Incapazes de confiar um no outro, Clint
Eastwood e Eli Wallach se tornam parceiros forçados: O primeiro sabe o nome da
sepultura, o outro, o nome do cemitério. Ambos podem encontrar e dividir o
tesouro cruzando o tumultuado cenário da Guerra Civil Norte-Americana.
Separados não são capazes de achá-lo.
Além de tudo, o ‘mau’, ardiloso que só ele, os
persegue, devidamente trajado de oficial confederado.
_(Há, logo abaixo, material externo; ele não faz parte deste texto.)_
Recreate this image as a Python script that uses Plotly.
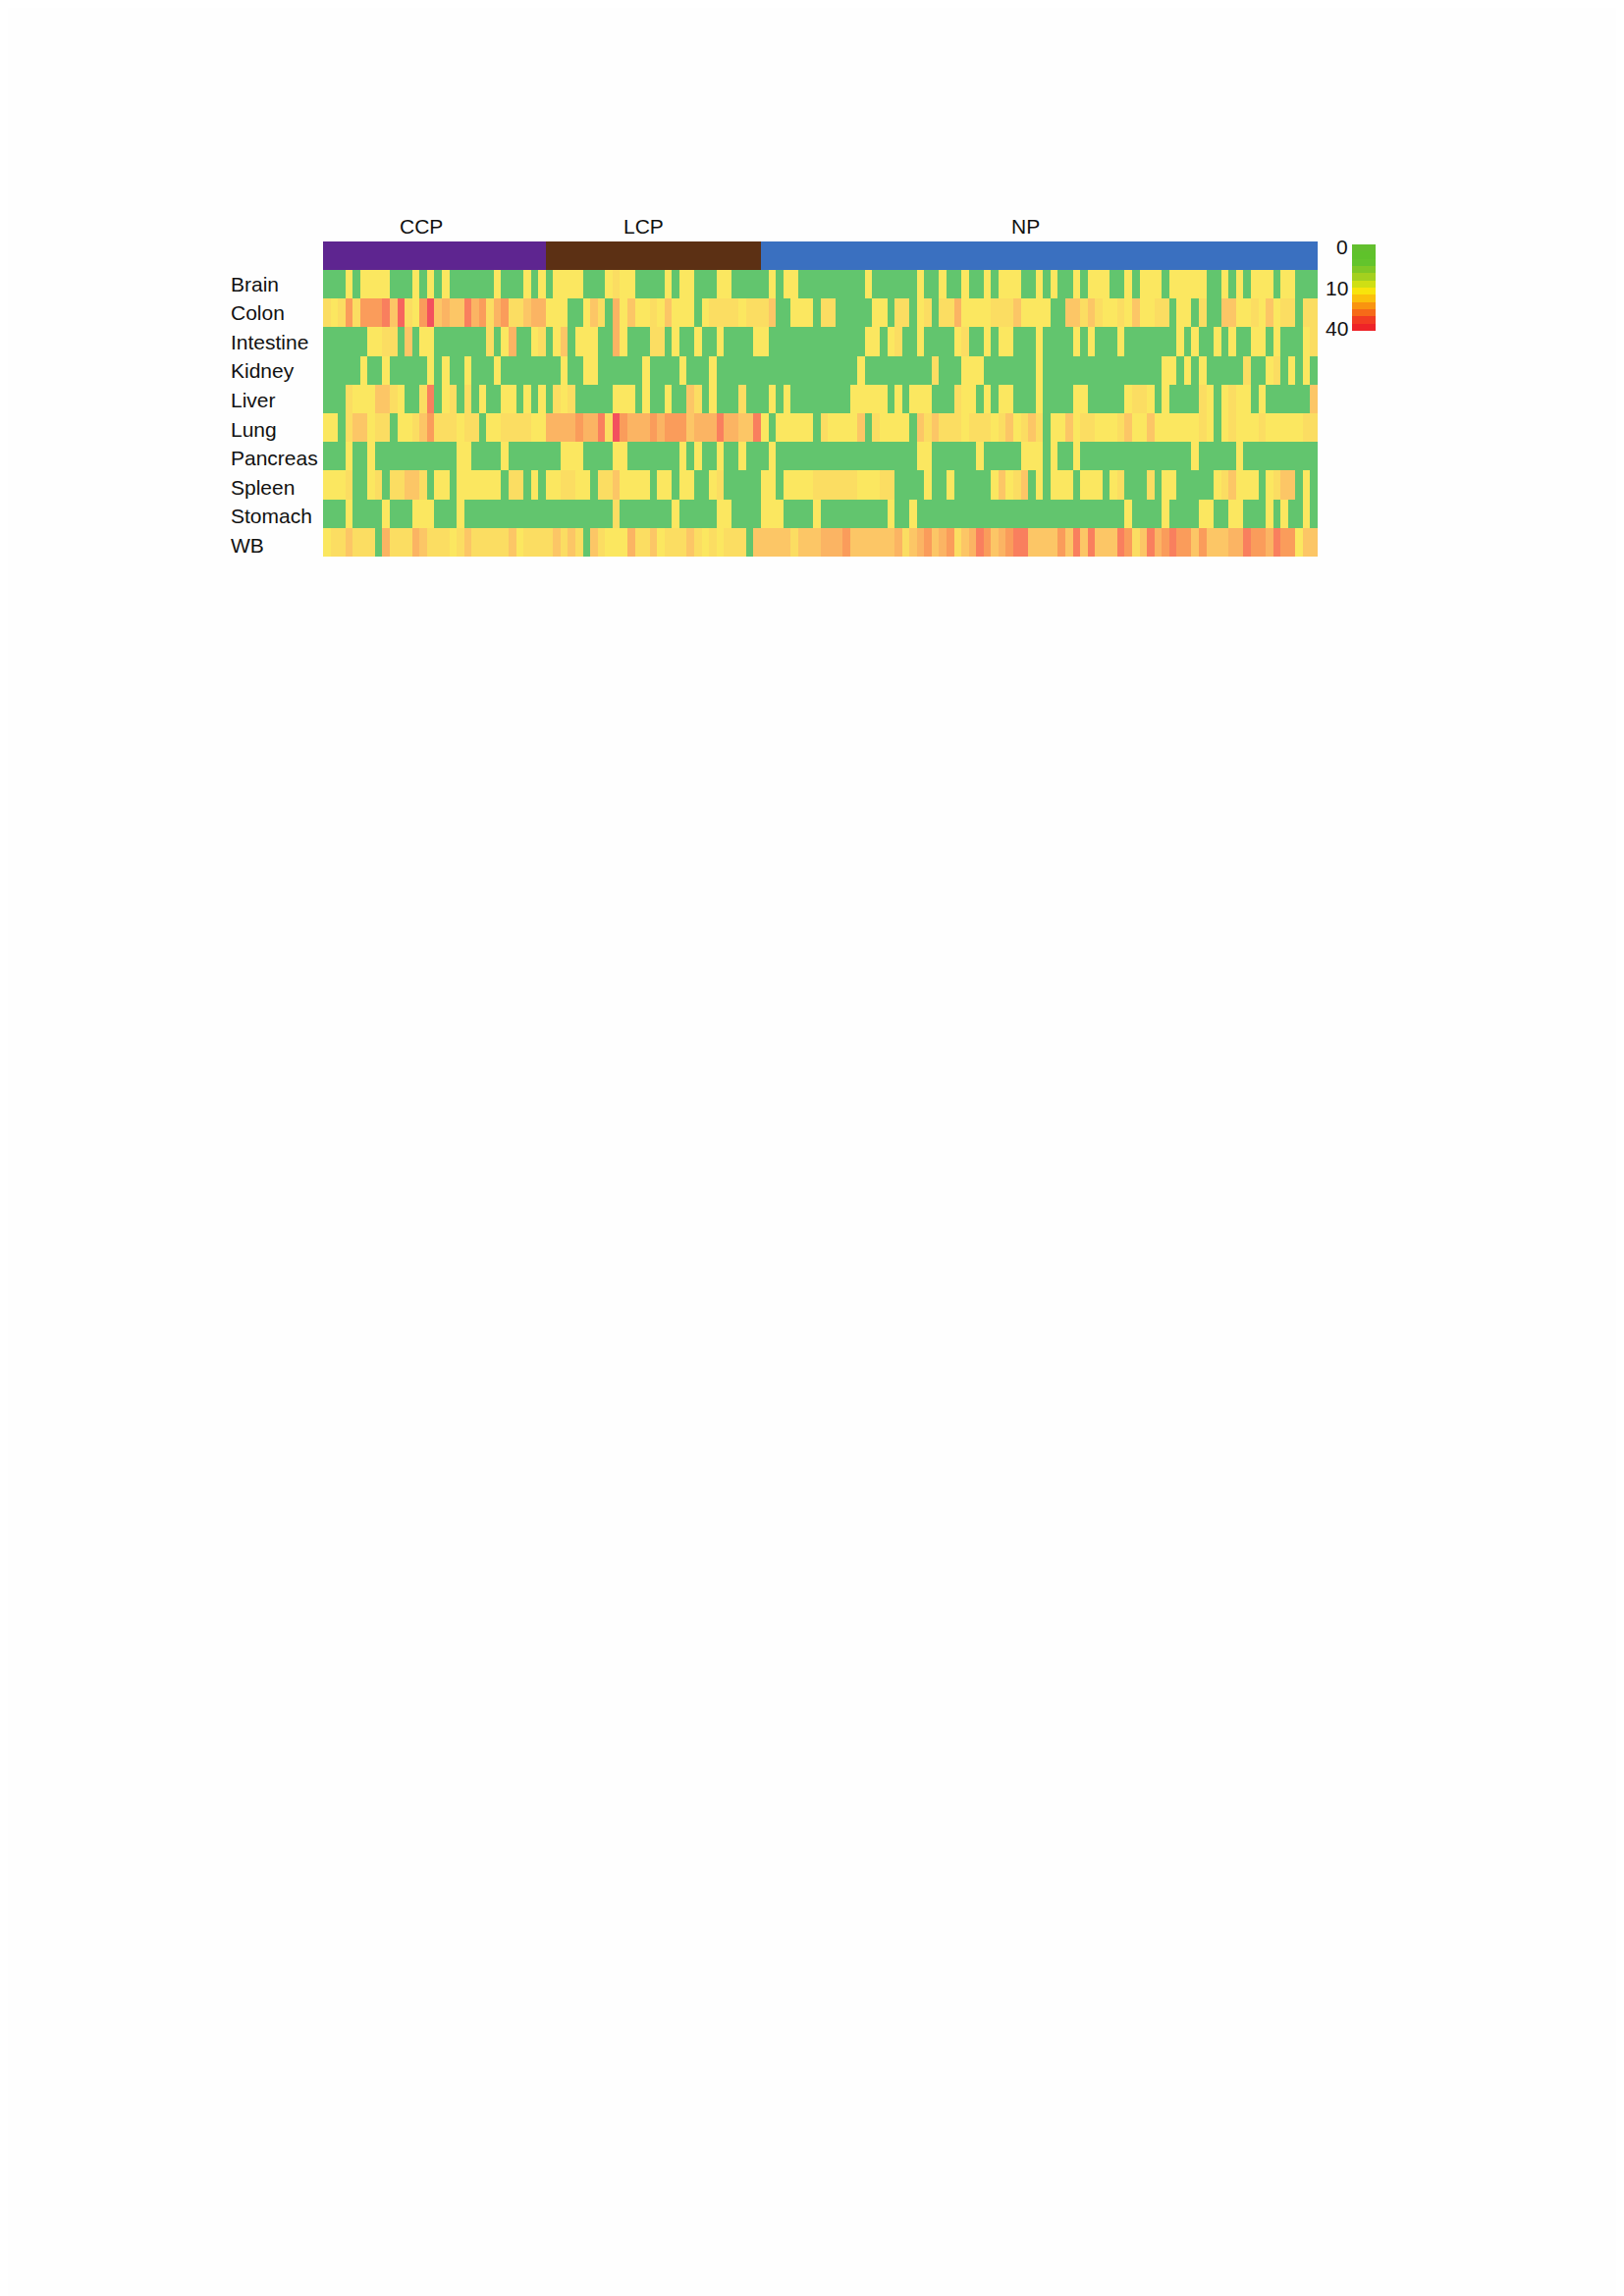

Na ambientação preocupada em analogias
históricas, no elemento intrínseco de suas muitas maquinações, e na atmosfera
desigual que empresta à narrativa se identifica aqui a vontade já crescente em
Sergia Leone de despedir-se do faroeste spaghetti, sub-gênero que ele de certa
forma criou, mas que, ao longo da “Trilogia dos Dólares”, o fez sentir
aprisionado, rotulado. Não demorou para que Leone começasse a almejar novas
experiências em sua carreira.
Todavia, todos queriam dele
novos “spaghettis”: Ele fez o fenomenal “Era Uma Vez No Oeste” logo depois,
onde se evidencia seu olhar sobre um mundo amargamente deixado para trás, e
depois, com “Quando Explode A Vingança”, tratou de transfigurar o gênero
agregando a ele toda a diferenciação e a relevância que ele buscava; caminho
que o levou a conturbada produção de sua obra-prima “Era Uma Vez Na América”
–mas, isso... isso é uma outra história.